Which ones can we shuffle?
We assume there are no pet-based differences, so we can swap the pet-labels for any individuals in the sample
We stick to the original sample sizes, ie 10 people should always be labelled as cat-owners and 8 as dog-owners
Conceptually, we would achieve this by randomly re-ordering the 18 values in the ‘Yogurt’ column so that a different 10 fall into rows laelled ‘cat’
Visualizing randoms shuffles in the unpaired data#
Let’s see how the difference of means changes over a few random shuffles.
Below I generate 4 random shuffles of our yoghurt data (in which individuals are randomly relabelled as cat- or dog-owners, maintaining the correct number of cat- and dog-owners), and plot the outcomes:
Note that each individual can move between the ‘cat’ and ‘dog’ group at random, but there are always 10 people in the ‘cat’ group and 8 people in the ‘dog’ group.

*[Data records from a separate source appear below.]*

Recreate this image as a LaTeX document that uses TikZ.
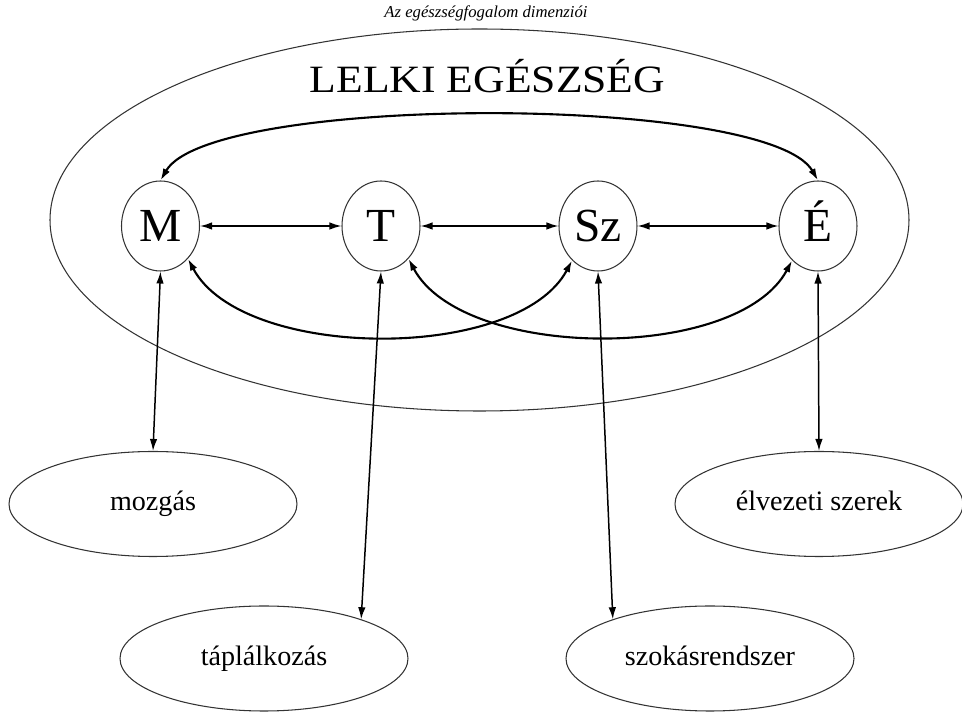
\documentclass[tikz,border=0pt]{standalone}
\usepackage{fontspec}
\setmainfont{Liberation Serif}
\newfontfamily\szeles[FakeStretch=1.13]{Liberation Serif}
\usetikzlibrary{shapes.geometric,arrows.meta}

\tikzset{
  kor/.style={ellipse, draw=black!80, line width=0.6pt, inner sep=0pt,
    minimum width=1.56cm, minimum height=1.8cm, font=\fontsize{27}{27}\selectfont,
    text height=0.63cm, text depth=0pt},
  terulet/.style={ellipse, draw=black!80, line width=0.6pt, inner sep=0pt,
    minimum width=5.76cm, minimum height=2.1cm, font=\fontsize{16}{16}\selectfont,
    text height=0.5cm, text depth=0.22cm},
  nyil/.style={>={Latex[length=0.24cm,width=0.15cm]}, <->, line width=0.85pt},
  ivnyil/.style={nyil, line width=1.2pt}
}

\begin{document}
\begin{tikzpicture}
\useasboundingbox (0,0) rectangle (19.24,-14.24);

% cím
\node (cim) at (9.72,-0.26) {\fontsize{9.5}{10}\selectfont\itshape Az egészségfogalom dimenziói};

% lelki egészség
\draw[black!80, line width=0.6pt] (9.59,-4.4) ellipse (8.59 and 3.82);
\node[text height=0.51cm, text depth=0pt] (lelki) at (9.75,-1.59)
  {\szeles\fontsize{22}{22}\selectfont LELKI EGÉSZSÉG};

% dimenziók
\foreach \n/\t/\x in {M/M/3.21, T/T/7.62, Sz/Sz/11.96, E/É/16.36} {
  \node[kor] (\n) at (\x,-4.52) {\t};
}

% területek
\node[terulet] (mozgas) at (3.06,-10.08) {mozgás};
\node[terulet] (elvezet) at (16.38,-10.08) {élvezeti szerek};
\node[terulet] (taplal) at (5.28,-13.17) {táplálkozás};
\node[terulet] (szokas) at (14.2,-13.17) {szokásrendszer};

% vízszintes nyilak
\draw[nyil] (M) -- (T);
\draw[nyil] (T) -- (Sz);
\draw[nyil] (Sz) -- (E);

% ívek
\draw[ivnyil] (M.north) to[out=60, in=120, looseness=0.39] (E.north);
\draw[ivnyil] (M.-50) to[out=-62, in=-118, looseness=0.77] (Sz.-127);
\draw[ivnyil] (T.-50) to[out=-62, in=-118, looseness=0.77] (E.-127);

% függőleges nyilak
\draw[nyil] (M.south) -- (mozgas.north);
\draw[nyil] (T.south) -- (taplal.22);
\draw[nyil] (Sz.south) -- (szokas.158);
\draw[nyil] (E.south) -- (elvezet.north);

\end{tikzpicture}
\end{document}
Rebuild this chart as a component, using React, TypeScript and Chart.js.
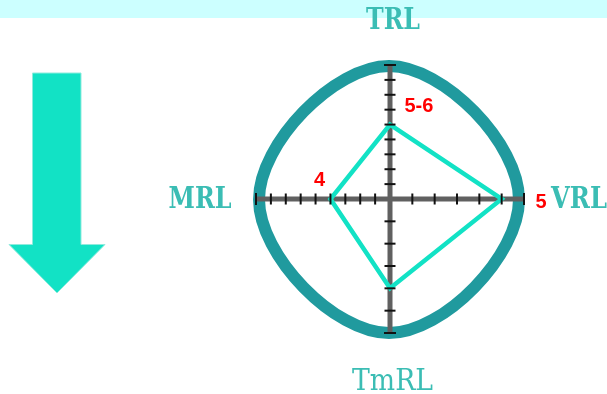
import { useEffect, useRef } from 'react';
import { Chart, registerables } from 'chart.js';

Chart.register(...registerables);

// ---- data ----
const categories = ['TRL', 'VRL', 'TmRL', 'MRL'];
const values = [5, 5, 4, 4];
const axisMax = [9, 6, 6, 9];
const valueLabels = ['5-6', '5', '', '4'];

export default function App() {
  const ref = useRef<HTMLCanvasElement>(null);

  useEffect(() => {
    const canvas = ref.current;
    if (!canvas) return;

    const deco = {
      id: 'deco',
      beforeDatasetsDraw(chart: any) {
        const ctx: CanvasRenderingContext2D = chart.ctx;
        const r = chart.scales.r;
        const cx = r.xCenter;
        const cy = r.yCenter;
        const R = r.drawingArea;
        ctx.save();
        // top band
        ctx.fillStyle = '#ccffff';
        ctx.fillRect(0, 0, chart.width, 18);
        // down arrow
        ctx.beginPath();
        ctx.moveTo(32.5, 73);
        ctx.lineTo(81, 73);
        ctx.lineTo(81, 244.5);
        ctx.lineTo(105, 244.5);
        ctx.lineTo(57, 293);
        ctx.lineTo(9, 244.5);
        ctx.lineTo(32.5, 244.5);
        ctx.closePath();
        ctx.fillStyle = '#12e2c5';
        ctx.fill();
        ctx.strokeStyle = '#8febdd';
        ctx.lineWidth = 1;
        ctx.stroke();
        // rounded outline (four bezier arcs)
        const a = R * 0.97;
        const b = R * 0.997;
        const sx = cx - 1;
        const sy = cy + 0.5;
        const k = 0.42;
        ctx.beginPath();
        ctx.moveTo(sx, sy - b);
        ctx.bezierCurveTo(sx + a * k, sy - b, sx + a, sy - b * k, sx + a, sy);
        ctx.bezierCurveTo(sx + a, sy + b * k, sx + a * k, sy + b, sx, sy + b);
        ctx.bezierCurveTo(sx - a * k, sy + b, sx - a, sy + b * k, sx - a, sy);
        ctx.bezierCurveTo(sx - a, sy - b * k, sx - a * k, sy - b, sx, sy - b);
        ctx.closePath();
        ctx.strokeStyle = '#209a9e';
        ctx.lineWidth = 12;
        ctx.lineJoin = 'round';
        ctx.stroke();
        // axes
        ctx.strokeStyle = '#606060';
        ctx.lineWidth = 5;
        ctx.lineCap = 'butt';
        categories.forEach((_, i) => {
          const p = r.getPointPositionForValue(i, 1);
          ctx.beginPath();
          ctx.moveTo(cx, cy);
          ctx.lineTo(p.x, p.y);
          ctx.stroke();
        });
        ctx.restore();
      },
      afterDatasetsDraw(chart: any) {
        const ctx: CanvasRenderingContext2D = chart.ctx;
        const r = chart.scales.r;
        ctx.save();
        // tick marks
        ctx.strokeStyle = '#111111';
        ctx.lineWidth = 2;
        categories.forEach((_, i) => {
          const ang = r.getIndexAngle(i) - Math.PI / 2;
          const px = -Math.sin(ang);
          const py = Math.cos(ang);
          for (let j = 1; j <= axisMax[i]; j++) {
            const p = r.getPointPositionForValue(i, j / axisMax[i]);
            const h = j === axisMax[i] ? 6 : 5.5;
            ctx.beginPath();
            ctx.moveTo(p.x - px * h, p.y - py * h);
            ctx.lineTo(p.x + px * h, p.y + py * h);
            ctx.stroke();
          }
        });
        // category labels
        ctx.fillStyle = '#3bbdb4';
        ctx.textBaseline = 'alphabetic';
        const serifBold = 'bold 29px "DejaVu Serif", "Liberation Serif", serif';
        const serifReg = '29px "DejaVu Serif", "Liberation Serif", serif';
        ctx.font = serifBold;
        ctx.textAlign = 'center';
        ctx.fillText(categories[0], 393, 29, 54);
        ctx.textAlign = 'left';
        ctx.fillText(categories[1], 551, 208, 56);
        ctx.fillText(categories[3], 168.5, 207.5, 63);
        ctx.font = serifReg;
        ctx.fillText(categories[2], 352, 390, 81);
        // value labels
        ctx.fillStyle = '#ff0000';
        ctx.font = 'bold 20px "Liberation Sans", Arial, sans-serif';
        ctx.textAlign = 'left';
        ctx.fillText(valueLabels[0], 404.5, 111.5);
        ctx.fillText(valueLabels[1], 535.5, 207.5);
        ctx.textAlign = 'center';
        ctx.fillText(valueLabels[3], 319.5, 186);
        ctx.restore();
      },
    };

    const chart = new Chart(canvas, {
      type: 'radar',
      data: {
        labels: categories,
        datasets: [
          {
            data: values.map((v, i) => v / axisMax[i]),
            borderColor: '#12e2c5',
            borderWidth: 4.5,
            borderJoinStyle: 'miter',
            backgroundColor: 'rgba(0,0,0,0)',
            fill: false,
            pointRadius: 0,
            pointHoverRadius: 0,
            tension: 0,
          },
        ],
      },
      options: {
        responsive: false,
        animation: false,
        devicePixelRatio: 1,
        events: [],
        layout: { padding: { left: 256.5, right: 82.5, top: 65.5, bottom: 60.5 } },
        plugins: { legend: { display: false }, tooltip: { enabled: false } },
        scales: {
          r: { display: false, min: 0, max: 1 },
        },
      },
      plugins: [deco],
    } as any);

    return () => chart.destroy();
  }, []);

  return (
    <div style={{ position: 'absolute', left: 0, top: 0, width: 607, height: 394 }}>
      <canvas ref={ref} width={607} height={394} style={{ display: 'block' }} />
    </div>
  );
}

You can see that the difference of means (difference in heights of the bars) depends on whether more of the high-yoghurt individuals are assigned as cat owners, and also depends quite a lot on which group the 13-yoghurt individual ends up in.
Below is some code that will randomly shuffle our Yoghurt column, but keep the Pet column in tact. What this is essentially doing is radomly shuffle the label (‘Cat’/’Dog’) for each person in the data set. Run the code below several times to see what happens to the plot and the test statistic:
perm = pd.read_csv('https://raw.githubusercontent.com/jillxoreilly/StatsCourseBook_2024/main/data/yoghurt.csv')
#Randomise the order of the Yoghurt column
perm.Yoghurt = perm.Yoghurt.sample(len(perm), replace = False).to_list()
#Plot
plt.figure(figsize=(9,4))
plt.subplot(1,4,1)
sns.barplot(data=perm, x='Pet', y='Yoghurt', color=[0.9,0.9,0.9], errorbar='se')
sns.stripplot(data=perm, x='Pet', y='Yoghurt', color=[0,0,0]) # this bit plots the dots
plt.show()
# Compute the test statistic for THIS permutation
test_stat = perm.query('Pet == "cat"').Yoghurt.mean() - perm.query('Pet == "dog"').Yoghurt.mean()
print(test_stat)
-1.3250000000000002
1.8.3. Run Many shuffles#
To get an estimate of how likely it is to get a test statistic of 2.5 due to chance, we need to run a lot of shuffles. Here we can loop through our desired number of permutations, repeating this shuffling process each time and recalculaing the test statistic.
nReps = 100
perm_tests = np.empty(nReps)
for i in range(nReps):
# Make a copy so we do not overwrite the original data
perm = pd.read_csv('https://raw.githubusercontent.com/jillxoreilly/StatsCourseBook_2024/main/data/yoghurt.csv')
#Randomise the order of the Yoghurt column
perm.Yoghurt = perm.Yoghurt.sample(len(perm), replace = False).to_list()
perm_tests[i] = perm.query('Pet == "cat"').Yoghurt.mean() - perm.query('Pet == "dog"').Yoghurt.mean()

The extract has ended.